NEW YORK, NEW YORK – MILES McENERY GALLERY is delighted to announce an exhibition of recent work by Erin Lawlor. The artist’s second solo exhibition with the gallery will open on 3 February at 525 West 22nd Street and remain on view through 12 March 2022. The exhibition is accompanied by a fully illustrated catalogue featuring an essay by Grant Vetter.
Lawlor’s most recent body of paintings were produced during various intermittent periods over the last two years — interludes between lockdowns and forced halts. Representing snapshots of windows of time in the artist’s studio, “The paintings came to represent moments that encapsulate the peculiar life-drive that goes hand in hand with the hardest of times, along with the tenuous belief that there is joy out the other side of the darkness.” Lawlor expresses, “It is, I hope, an exhibition of color, light, and life.” Deft, spontaneous, and lyrical, the exhibition reveals the expressive wonder of oil paint and paint handling as a form of pictorial writing.

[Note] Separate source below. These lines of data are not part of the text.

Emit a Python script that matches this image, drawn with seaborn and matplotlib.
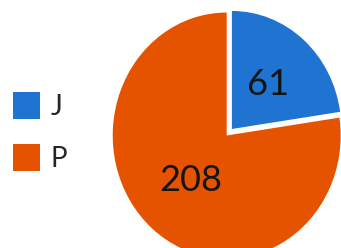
import matplotlib
matplotlib.use("Agg")
import matplotlib.pyplot as plt
import seaborn as sns

# data
labels = ["J", "P"]
counts = [61, 208]
colors = sns.color_palette(["#1f74d2", "#e65300"])

sns.set_theme(style="white")
plt.rcParams["font.family"] = ["Lato", "DejaVu Sans"]

fig = plt.figure(figsize=(3.41, 2.48), dpi=100)
ax = fig.add_axes([0, 0, 1, 1])

total = sum(counts)
wedges, texts, autotexts = ax.pie(
    counts,
    colors=colors,
    startangle=90,
    counterclock=False,
    explode=[0.07, 0],
    autopct=lambda p: f"{round(p * total / 100)}",
    pctdistance=0.48,
    wedgeprops=dict(linewidth=0),
    textprops=dict(fontsize=26, color="#141414"),
)
# exploded slice looks a touch smaller in the original
wedges[0].set_radius(0.96)

# the original is slightly stretched vertically
ax.set_aspect("auto")
ax.set_xlim(-1.989, 1.003)
ax.set_ylim(-0.915, 1.102)
ax.axis("off")

ax.legend(
    wedges, labels,
    loc="upper left",
    bbox_to_anchor=(12.7 / 341, 1 - 92 / 248),
    bbox_transform=fig.transFigure,
    frameon=False,
    fontsize=20,
    handlelength=0.97,
    handleheight=1.115,
    handletextpad=0.4,
    labelspacing=0.88,
    borderpad=0,
    borderaxespad=0,
    labelcolor="#262626",
)

fig.savefig("out.png", dpi=100)
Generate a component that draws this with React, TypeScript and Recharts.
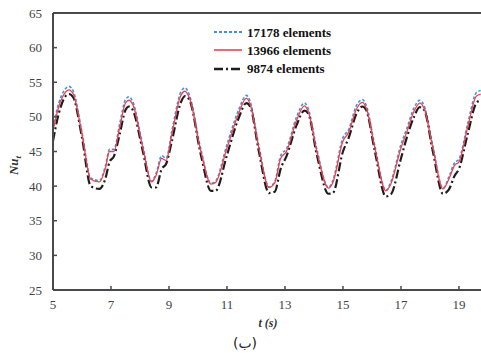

The artist states, “For my second exhibition at the gallery, I wanted to convey a more varied emotional spectrum with my pictorial language, a breadth of range conveyed not just by color and space, but format, and the speed, or otherwise distillation, of mark- making.” The canvas serves as a terrain for complete engagement of the body in which gestural marks in discrete passages of paint come together through an immersive and performative experience. The paintings capture a moment in time and a movement in space.
Lawlor felt it was important to convey “the moods of color and light that subsist beyond, to channel lighter [and brighter] times,” as demonstrated in light ahead, strawberry chops, and the warmth conveyed in summer storm. There are musical titles throughout the show, but the smaller works in particular, are packed with bursts of both color and character, that feel like independent vignettes or songs on an album. The large triptych la vie en rose is “a joyful and immersive painterly dance.” At nearly 13 feet wide, its title is a reference to French singer Édith Piaf’s signature song as well as Joan Mitchell’s 1979 multi-panel masterpiece that is in The Metropolitan Museum of Art’s collection.